If you really want to boost your visibility, there are a few other handles to pull.
Garfinkle suggests that you arrange to spend time with top management. Meeting people face to face is of course particularly challenging for virtual employees. When you can't meet people face to face another way of going about this is to write or call the relevant people in your organization directly. When you stumble upon something that's relevant for him or her, you send a brief e-mail or make a phone call to this person.
But be aware how this sort of thing is usually done in your organization. Especially in “older, more conservative” organizations this can be frowned upon. This is why, if in doubt, you should ask one of your colleagues or your nearest boss how they do this in your particular organization. A work around could be to ask your nearest boss to deliver your knowledge to top management. You could also try to get a member of top management on your weekly status-mail.
Share your ideas. A good thing to offer top management or others in your organization is your good ideas. Innovative ideas tend to spread. And over time you could be known as a person who thinks new innovative thoughts.

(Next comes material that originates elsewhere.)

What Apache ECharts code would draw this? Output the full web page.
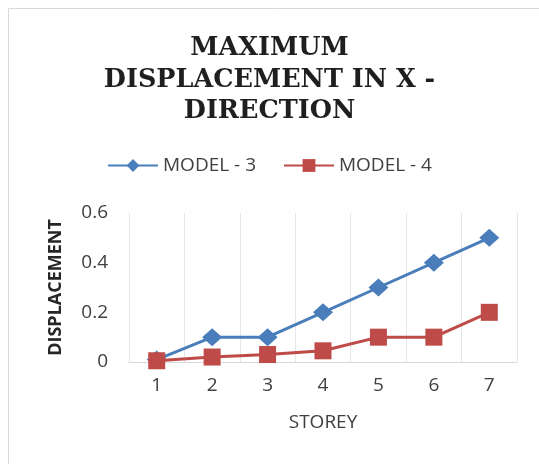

We have already mentioned this, but it deserves to be mentioned again: Make sure that you take credit for the good results you achieve. If you want to be more visible in your company, then it is important that you aren't too modest. Don't sell yourself short but at the same time don't be too onrushing, this is also often frowned upon. As with many other things in life you have to find the right balance.
The third step deals with how you're perceived at work and how you can change this. For many people having influence is about having influence on someone that is “beneath” you in a company’s hierarchy. But according to Garfinkle you can actually also influence your equals and your superiors.
Influence upwards: To influence people above you in the hierarchy you have to identify your superiors’ priorities and make these your own. When given the chance, relate what projects you're working on and share your accomplishments and successes. The purpose here, is to ensure that they know how valuable you are to the company.
Influence downwards: A common misunderstanding in relation to influence is that downward influence has to do with giving orders. This is not the case. If you wish to influence rather than use authority (which is what the term often implies), you must instead focus on giving your employees the power to make their own decisions. They become more satisfied with their work and you'll win their respect in return.
Lateral influence: If you have lateral influence, you are capable of taking advantage of your equals’ abilities and talents. If you help your colleagues where you can, there will, most likely, return the favor. Also, get to know leaders in other departments. A large network is essential in relation to providing lateral influence.
A solid reputation. How others perceive you shapes your reputation. Influential people have a spotless reputation.
An enhanced skill set. A person who has terrific skills is not only good at her job, she is the expert. And she makes a virtue out of always doing her best.
Executive presence. Self-confidence, control and strength are important abilities to show.
Do people like being with you? Do you create safety and are people inspired from being with you?
The power to persuade. You are good at arguing your position and promoting self-confidence in others, by making them feel that you know what you are doing, and that you always have their interests in mind.